Primary voting earns nod from Chart Thai Pattana

The director of the medium-sized Chart Thai Pattana Party on Monday expressed satisfaction with revisions the Constitution Drafting Commission (CDC) has made in its recommendations on legislation regarding political parties.

But Nikorn Chamnong urged the ruling junta to also lift its ban on political gatherings so the parties can begin preparing for the new “primary voting” system under which MPs candidates for an election are to be primarily chosen.
The bill under consideration is to be submitted next to a newly established joint law-review committee. The proposed primary voting system has been its most contentious point.
The National Legislative Assembly endorsed the bill last month, but drafters of the law who question the constitutionality of any points can take their objections to the review committee.

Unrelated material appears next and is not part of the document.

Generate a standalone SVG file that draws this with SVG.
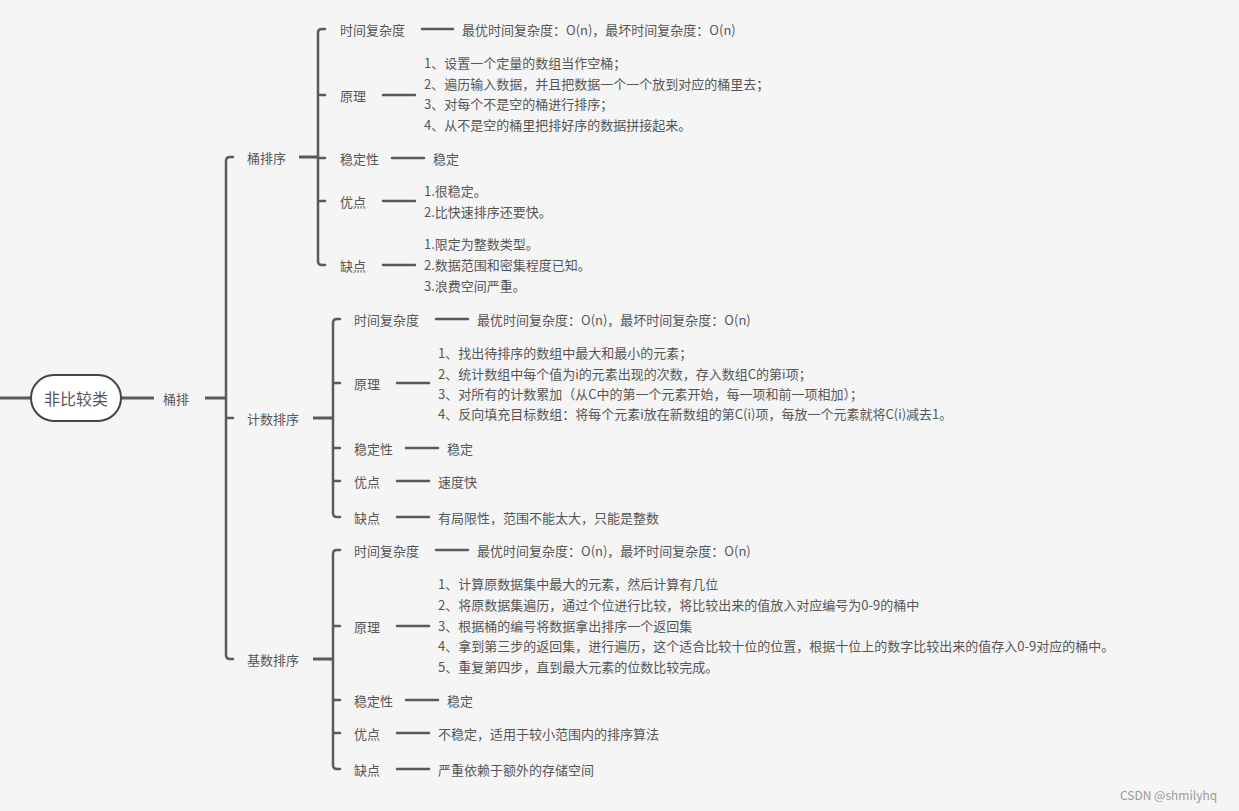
<svg xmlns="http://www.w3.org/2000/svg" width="1239" height="811" viewBox="0 0 1239 811">
<style>
text{font-family:"Noto Sans CJK SC","Liberation Sans",sans-serif;font-size:13px;fill:#555;dominant-baseline:central}
.c{fill:none;stroke:#5a5a5a;stroke-width:2.5;stroke-linecap:round}
.t{fill:none;stroke:#5a5a5a;stroke-width:3}
</style>
<rect width="1239" height="811" fill="#f5f5f5"/>
<g id="connectors">
<path class="t" d="M0 398H31M121 398H154M205 398H226"/>
<path class="c" d="M233 157H230Q226 157 226 161V655Q226 659 230 659H233M226 418H233"/>
<path class="t" d="M299 157H318M313 418H333M313 659H333"/>
<path class="c" d="M325 29H322Q318 29 318 33V261Q318 265 322 265H325M318 95H325M318 158H325M318 201H325"/>
<path class="c" d="M340 319H337Q333 319 333 323V513Q333 517 337 517H340M333 383H340M333 448H340M333 481H340"/>
<path class="c" d="M340 550H337Q333 550 333 554V765Q333 769 337 769H340M333 626H340M333 700H340M333 733H340"/>
<path class="c" d="M422 29H453M383 95H415M392 158H424M383 201H415M383 265H415"/>
<path class="c" d="M436 319H468M397 383H429M406 448H438M397 481H429M397 517H429"/>
<path class="c" d="M436 550H468M397 626H429M406 700H438M397 733H429M397 769H429"/>
</g>
<g id="root"><rect x="31" y="375" width="90" height="46" rx="23" fill="#fff" stroke="#444" stroke-width="2"/><text x="76" y="398" text-anchor="middle" style="font-size:16px">非比较类</text></g>
<g id="tongpai"><text x="163" y="398">桶排</text></g>
<g id="b"><text x="247" y="157">桶排序</text>
<text x="340" y="29">时间复杂度</text><text x="462" y="29">最优时间复杂度：O(n)，最坏时间复杂度：O(n)</text>
<text x="340" y="95">原理</text>
<text x="424" y="62">1、设置一个定量的数组当作空桶；</text>
<text x="424" y="83">2、遍历输入数据，并且把数据一个一个放到对应的桶里去；</text>
<text x="424" y="103">3、对每个不是空的桶进行排序；</text>
<text x="424" y="124">4、从不是空的桶里把排好序的数据拼接起来。</text>
<text x="340" y="158">稳定性</text><text x="433" y="158">稳定</text>
<text x="340" y="201">优点</text><text x="424" y="190">1.很稳定。</text><text x="424" y="211">2.比快速排序还要快。</text>
<text x="340" y="265">缺点</text><text x="424" y="243">1.限定为整数类型。</text><text x="424" y="264">2.数据范围和密集程度已知。</text><text x="424" y="285">3.浪费空间严重。</text>
</g>
<g id="c"><text x="247" y="418">计数排序</text>
<text x="354" y="319">时间复杂度</text><text x="477" y="319">最优时间复杂度：O(n)，最坏时间复杂度：O(n)</text>
<text x="354" y="383">原理</text>
<text x="438" y="352">1、找出待排序的数组中最大和最小的元素；</text>
<text x="438" y="373">2、统计数组中每个值为i的元素出现的次数，存入数组C的第i项；</text>
<text x="438" y="393">3、对所有的计数累加（从C中的第一个元素开始，每一项和前一项相加）；</text>
<text x="438" y="413">4、反向填充目标数组：将每个元素i放在新数组的第C(i)项，每放一个元素就将C(i)减去1。</text>
<text x="354" y="448">稳定性</text><text x="447" y="448">稳定</text>
<text x="354" y="481">优点</text><text x="438" y="481">速度快</text>
<text x="354" y="517">缺点</text><text x="438" y="517">有局限性，范围不能太大，只能是整数</text>
</g>
<g id="r"><text x="247" y="659">基数排序</text>
<text x="354" y="550">时间复杂度</text><text x="477" y="550">最优时间复杂度：O(n)，最坏时间复杂度：O(n)</text>
<text x="354" y="626">原理</text>
<text x="438" y="583">1、计算原数据集中最大的元素，然后计算有几位</text>
<text x="438" y="604">2、将原数据集遍历，通过个位进行比较，将比较出来的值放入对应编号为0-9的桶中</text>
<text x="438" y="625">3、根据桶的编号将数据拿出排序一个返回集</text>
<text x="438" y="645">4、拿到第三步的返回集，进行遍历，这个适合比较十位的位置，根据十位上的数字比较出来的值存入0-9对应的桶中。</text>
<text x="438" y="666">5、重复第四步，直到最大元素的位数比较完成。</text>
<text x="354" y="700">稳定性</text><text x="447" y="700">稳定</text>
<text x="354" y="733">优点</text><text x="438" y="733">不稳定，适用于较小范围内的排序算法</text>
<text x="354" y="769">缺点</text><text x="438" y="769">严重依赖于额外的存储空间</text>
</g>
<text x="1120" y="794" style="font-size:12px;fill:#999">CSDN @shmilyhq</text>
</svg>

CDC spokesperson Udom Ratamarit said on Sunday the commission had met with the NLA’s law-vetting committee and it was agreed that the primary voting system should be retained. 

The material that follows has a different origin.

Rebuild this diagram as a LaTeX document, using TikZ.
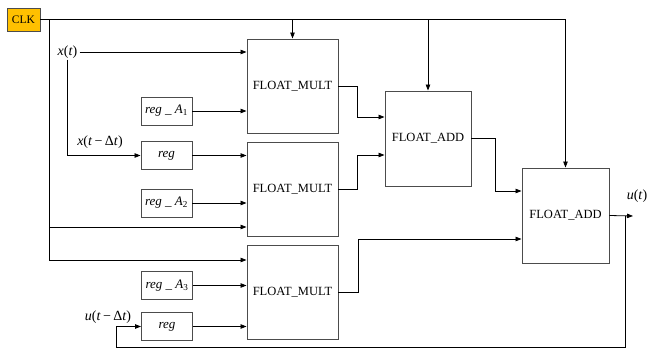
\documentclass[tikz,border=0pt]{standalone}
\usepackage{fontspec}
\setmainfont{Liberation Serif}
\usetikzlibrary{arrows.meta}
\definecolor{clkfill}{RGB}{255,192,0}
\begin{document}
\begin{tikzpicture}[x=1pt,y=-1pt,
  blk/.style={draw=black!70, line width=0.9pt, inner sep=0pt, font=\fontsize{12.5}{14}\selectfont},
  mult/.style={blk, minimum width=91pt, minimum height=94pt},
  add/.style={blk, minimum width=86pt, minimum height=95pt},
  regbox/.style={draw=black!70, line width=0.9pt, inner sep=0pt, minimum width=51pt, minimum height=28pt, font=\fontsize{13}{15}\selectfont},
  lbl/.style={inner sep=1pt, font=\fontsize{14}{16}\selectfont},
  wire/.style={draw=black, line width=0.8pt},
  arr/.style={wire, -{Triangle[length=6pt,width=4.5pt]}}]
\useasboundingbox (0,0) rectangle (648,348);

% blocks
\node[blk, fill=clkfill, minimum width=33pt, minimum height=23pt, font=\fontsize{11.5}{13}\selectfont] (clk) at (23.5,19.5) {CLK};
\node[mult] (m1) at (292.5,86) {FLOAT\_MULT};
\node[mult] (m2) at (292.5,189) {FLOAT\_MULT};
\node[mult] (m3) at (292.5,292) {FLOAT\_MULT};
\node[add] (a1) at (428,138.5) {FLOAT\_ADD};
\node[add, minimum width=87pt] (a2) at (565.5,215.5) {FLOAT\_ADD};

\node[regbox] (rA1) at (166.5,111) {\textit{reg} \_ \textit{A}\textsubscript{1}};
\node[regbox] (r1) at (166.5,155.5) {\textit{reg}};
\node[regbox] (rA2) at (166.5,203) {\textit{reg} \_ \textit{A}\textsubscript{2}};
\node[regbox] (rA3) at (167,285.5) {\textit{reg} \_ \textit{A}\textsubscript{3}};
\node[regbox] (r2) at (167,326.5) {\textit{reg}};

% labels
\node[lbl, inner xsep=2pt] (xt) at (67.5,52) {\textit{x}(\textit{t})};
\node[lbl] (xdt) at (100,142) {\textit{x}(\textit{t}\,−\,Δ\textit{t})};
\node[lbl] (udt) at (108,317) {\textit{u}(\textit{t}\,−\,Δ\textit{t})};
\node[lbl] (ut) at (637,196) {\textit{u}(\textit{t})};

% coordinates
\coordinate (cl) at (49,19.5);
\coordinate (b1) at (49,227);
\coordinate (b2) at (49,260);
\coordinate (j1) at (357,117);
\coordinate (j2) at (357,155);
\coordinate (j3) at (495,191);
\coordinate (j4) at (358,239);
\coordinate (uo) at (633,216);
\coordinate (fb) at (625,216);
\coordinate (fbb) at (625,347);
\coordinate (fbl) at (116,347);

% clock distribution
\draw[arr] (clk.east) -| (a2.north);
\draw[arr] (m1.north |- clk.east) -- (m1.north);
\draw[arr] (a1.north |- clk.east) -- (a1.north);
\draw[wire] (cl) -- (b2);
\draw[arr] (b1) -- (b1 -| m2.west);
\draw[arr] (b2) -- (b2 -| m3.west);

% inputs
\draw[arr] (xt.east) -- (xt.east -| m1.west);
\draw[arr] (xt.south) |- (r1.west);
\draw[arr] (rA1.east) -- (rA1.east -| m1.west);
\draw[arr] (r1.east) -- (r1.east -| m2.west);
\draw[arr] (rA2.east) -- (rA2.east -| m2.west);
\draw[arr] (rA3.east) -- (rA3.east -| m3.west);
\draw[arr] (r2.east) -- (r2.east -| m3.west);

% internal connections
\draw[arr] (m1.east) -| (j1) -- (j1 -| a1.west);
\draw[arr] (m2.east) -| (j2) -- (j2 -| a1.west);
\draw[arr] (a1.east) -| (j3) -- (j3 -| a2.west);
\draw[arr] (m3.east) -| (j4) -- (j4 -| a2.west);

% output and feedback
\draw[arr] (a2.east) -- (uo);
\draw[arr] (fb) -- (fbb) -- (fbl) |- (r2.west);
\end{tikzpicture}
\end{document}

He said the CDC believed the system would not require parties to have members in every constituency they contest, as some feared. It should be sufficient to have branches in each province or more than 100 members per province, Udom said.
He said the CDC also believed that, to shorten the primary voting process, the parties’ executives and selection committees should be allowed to choose their MP candidates by consensus, whether constituency or party-list, in the event that two or more candidates garner the same number of votes in primary voting.
The draft bill had originally stipulated that additional rounds of primary voting take place if any choices of MP candidates remained unsettled.
The bill makes parties responsible for managing their own primary voting, including dealing with any complaints and charges of corruption. 
Udom said the CDC believed that party leaders and other executive members found negligent in meeting that responsibility should face a Bt10,000 fine or six months’ imprisonment.
To make the system more flexible for the parties, he said, it would no longer be mandatory for them to name their leaders as their first party-list MP candidate.
He said the CDC was considering punitive measures for buying or selling votes during primary voting. Though the details have yet to be worked out, he said, it’s agreed that the punishment should be on a par with measures imposed for wrongdoing during a general election.
Udom also said the Election Commission should not have the authority to warn or suspend any candidate during primary voting.